In your copy, include every line of the listing below exactly but none of the pictures.

> _AVAILABLE DATA_:
## start

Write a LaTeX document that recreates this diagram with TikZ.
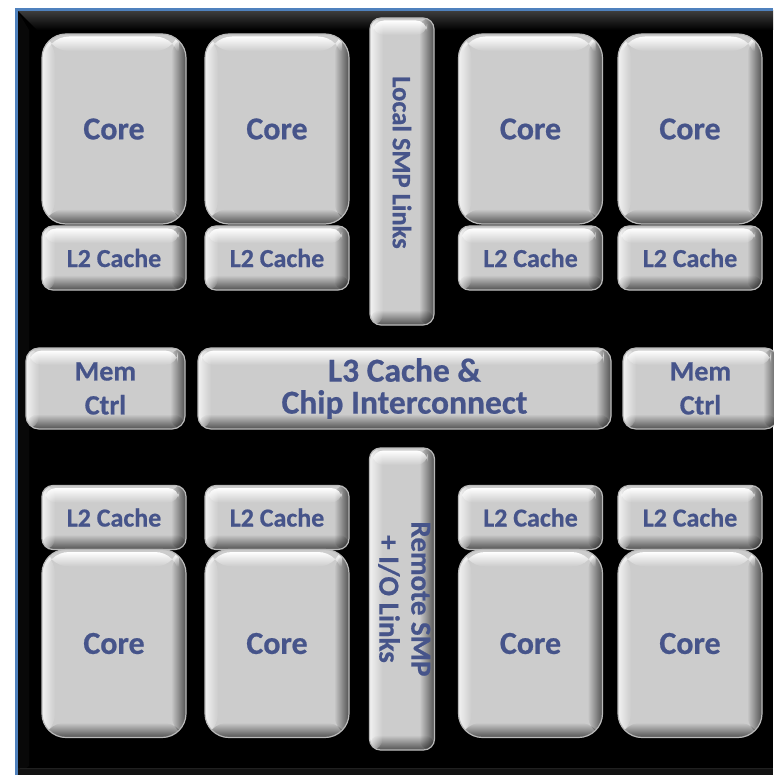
\documentclass[tikz,border=0pt]{standalone}
\usepackage{fontspec}
\setmainfont{Carlito}[BoldFeatures={FakeBold=0.6}]
\usetikzlibrary{fadings}
\definecolor{txt}{RGB}{70,84,138}
\definecolor{face}{RGB}{204,204,204}
\definecolor{frameblue}{RGB}{79,129,189}
\tikzset{
  chip/.style={rectangle, rounded corners=#1, fill=face, draw=gray!55, line width=1.2pt, inner sep=0pt,
    text=txt, font=\bfseries, align=center,
    path picture={
      \coordinate (pa) at (path picture bounding box.north west);
      \coordinate (pb) at (path picture bounding box.south east);
      \coordinate (pc) at (path picture bounding box.north east);
      \coordinate (pd) at (path picture bounding box.south west);
      \fill[black, opacity=.6, path fading=west] ([xshift=-15pt]pc) rectangle (pb);
      \fill[black, opacity=.6, path fading=north] ([yshift=15pt]pd) rectangle (pb);
      \fill[white, opacity=.75, path fading=east] (pa) rectangle ([xshift=13pt]pd);
      \fill[white, rounded corners=#1, path fading=south] ([shift={(3pt,-2.5pt)}]pa) rectangle ([shift={(-7pt,-17pt)}]pc);
    }},
  core/.style={chip=24pt, minimum width=144pt, minimum height=190pt, font=\bfseries\fontsize{32}{36}\selectfont},
  ltwo/.style={chip=11pt, minimum width=144pt, minimum height=64pt, font=\bfseries\fontsize{26}{30}\selectfont},
  mem/.style={chip=13pt, minimum height=81pt, font=\bfseries\fontsize{28}{34}\selectfont},
  link/.style={chip=11pt, minimum width=64pt}
}
\begin{document}
\begin{tikzpicture}[x=1pt, y=-1pt]
\useasboundingbox (0,0) rectangle (773,775);
\fill[white] (0,0) rectangle (773,775);
\fill[black] (17,10) rectangle (773,775);
\shade[top color=gray!50!black, bottom color=black] (17,10) -- (773,10) -- (773,30) -- (37,30) -- cycle;
\fill[gray!6!black] (17,10) -- (29,30) -- (29,766) -- (17,775) -- cycle;
\fill[gray!14!black] (17,768) rectangle (773,775);
\draw[gray!25!black, line width=1pt] (20,768) -- (773,768);
\draw[frameblue, line width=2.5pt] (16.3,775) -- (16.3,9.3) -- (773,9.3);

% top row
\node[core] (c1) at (114,129) {Core};
\node[core] (c2) at (277,129) {Core};
\node[core] (c3) at (530.5,129) {Core};
\node[core] (c4) at (690,129) {Core};
\node[ltwo] (l1) at (114,258) {L2 Cache};
\node[ltwo] (l2) at (277,258) {L2 Cache};
\node[ltwo] (l3) at (530.5,258) {L2 Cache};
\node[ltwo] (l4) at (690,258) {L2 Cache};
\node[link, minimum height=307pt, font=\bfseries\fontsize{26.5}{32}\selectfont] (lsmp) at (402,171.5) {\rotatebox{-90}{Local SMP Links\hspace{18pt}}};

% middle row
\node[mem, minimum width=159pt] (mc1) at (105.5,388.5) {Mem\\Ctrl};
\node[chip=13pt, minimum width=413pt, minimum height=81pt, font=\bfseries\fontsize{33.5}{32}\selectfont] (l3c) at (404.5,388.5) {L3 Cache \&\\Chip Interconnect};
\node[mem, minimum width=155pt] (mc2) at (700.5,388.5) {Mem\\Ctrl};

% bottom row
\node[ltwo] (b1) at (114,517.5) {L2 Cache};
\node[ltwo] (b2) at (277,517.5) {L2 Cache};
\node[ltwo] (b3) at (530.5,517.5) {L2 Cache};
\node[ltwo] (b4) at (690,517.5) {L2 Cache};
\node[core, minimum height=188pt] (d1) at (114,643.5) {Core};
\node[core, minimum height=188pt] (d2) at (277,643.5) {Core};
\node[core, minimum height=188pt] (d3) at (530.5,643.5) {Core};
\node[core, minimum height=188pt] (d4) at (690,643.5) {Core};
\node[link, minimum height=302pt, font=\bfseries\fontsize{29}{33}\selectfont] (rsmp) at (402,599) {\rotatebox{-90}{\begin{tabular}{@{}c@{}}Remote SMP\\[-1pt]+ I/O Links\end{tabular}}};
\end{tikzpicture}
\end{document}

## end

> _ANSWER_:
Write a LaTeX document that recreates this diagram with TikZ.
\documentclass[tikz,border=0pt]{standalone}
\usepackage{fontspec}
\setmainfont{Carlito}[BoldFeatures={FakeBold=0.6}]
\usetikzlibrary{fadings}
\definecolor{txt}{RGB}{70,84,138}
\definecolor{face}{RGB}{204,204,204}
\definecolor{frameblue}{RGB}{79,129,189}
\tikzset{
  chip/.style={rectangle, rounded corners=#1, fill=face, draw=gray!55, line width=1.2pt, inner sep=0pt,
    text=txt, font=\bfseries, align=center,
    path picture={
      \coordinate (pa) at (path picture bounding box.north west);
      \coordinate (pb) at (path picture bounding box.south east);
      \coordinate (pc) at (path picture bounding box.north east);
      \coordinate (pd) at (path picture bounding box.south west);
      \fill[black, opacity=.6, path fading=west] ([xshift=-15pt]pc) rectangle (pb);
      \fill[black, opacity=.6, path fading=north] ([yshift=15pt]pd) rectangle (pb);
      \fill[white, opacity=.75, path fading=east] (pa) rectangle ([xshift=13pt]pd);
      \fill[white, rounded corners=#1, path fading=south] ([shift={(3pt,-2.5pt)}]pa) rectangle ([shift={(-7pt,-17pt)}]pc);
    }},
  core/.style={chip=24pt, minimum width=144pt, minimum height=190pt, font=\bfseries\fontsize{32}{36}\selectfont},
  ltwo/.style={chip=11pt, minimum width=144pt, minimum height=64pt, font=\bfseries\fontsize{26}{30}\selectfont},
  mem/.style={chip=13pt, minimum height=81pt, font=\bfseries\fontsize{28}{34}\selectfont},
  link/.style={chip=11pt, minimum width=64pt}
}
\begin{document}
\begin{tikzpicture}[x=1pt, y=-1pt]
\useasboundingbox (0,0) rectangle (773,775);
\fill[white] (0,0) rectangle (773,775);
\fill[black] (17,10) rectangle (773,775);
\shade[top color=gray!50!black, bottom color=black] (17,10) -- (773,10) -- (773,30) -- (37,30) -- cycle;
\fill[gray!6!black] (17,10) -- (29,30) -- (29,766) -- (17,775) -- cycle;
\fill[gray!14!black] (17,768) rectangle (773,775);
\draw[gray!25!black, line width=1pt] (20,768) -- (773,768);
\draw[frameblue, line width=2.5pt] (16.3,775) -- (16.3,9.3) -- (773,9.3);

% top row
\node[core] (c1) at (114,129) {Core};
\node[core] (c2) at (277,129) {Core};
\node[core] (c3) at (530.5,129) {Core};
\node[core] (c4) at (690,129) {Core};
\node[ltwo] (l1) at (114,258) {L2 Cache};
\node[ltwo] (l2) at (277,258) {L2 Cache};
\node[ltwo] (l3) at (530.5,258) {L2 Cache};
\node[ltwo] (l4) at (690,258) {L2 Cache};
\node[link, minimum height=307pt, font=\bfseries\fontsize{26.5}{32}\selectfont] (lsmp) at (402,171.5) {\rotatebox{-90}{Local SMP Links\hspace{18pt}}};

% middle row
\node[mem, minimum width=159pt] (mc1) at (105.5,388.5) {Mem\\Ctrl};
\node[chip=13pt, minimum width=413pt, minimum height=81pt, font=\bfseries\fontsize{33.5}{32}\selectfont] (l3c) at (404.5,388.5) {L3 Cache \&\\Chip Interconnect};
\node[mem, minimum width=155pt] (mc2) at (700.5,388.5) {Mem\\Ctrl};

% bottom row
\node[ltwo] (b1) at (114,517.5) {L2 Cache};
\node[ltwo] (b2) at (277,517.5) {L2 Cache};
\node[ltwo] (b3) at (530.5,517.5) {L2 Cache};
\node[ltwo] (b4) at (690,517.5) {L2 Cache};
\node[core, minimum height=188pt] (d1) at (114,643.5) {Core};
\node[core, minimum height=188pt] (d2) at (277,643.5) {Core};
\node[core, minimum height=188pt] (d3) at (530.5,643.5) {Core};
\node[core, minimum height=188pt] (d4) at (690,643.5) {Core};
\node[link, minimum height=302pt, font=\bfseries\fontsize{29}{33}\selectfont] (rsmp) at (402,599) {\rotatebox{-90}{\begin{tabular}{@{}c@{}}Remote SMP\\[-1pt]+ I/O Links\end{tabular}}};
\end{tikzpicture}
\end{document}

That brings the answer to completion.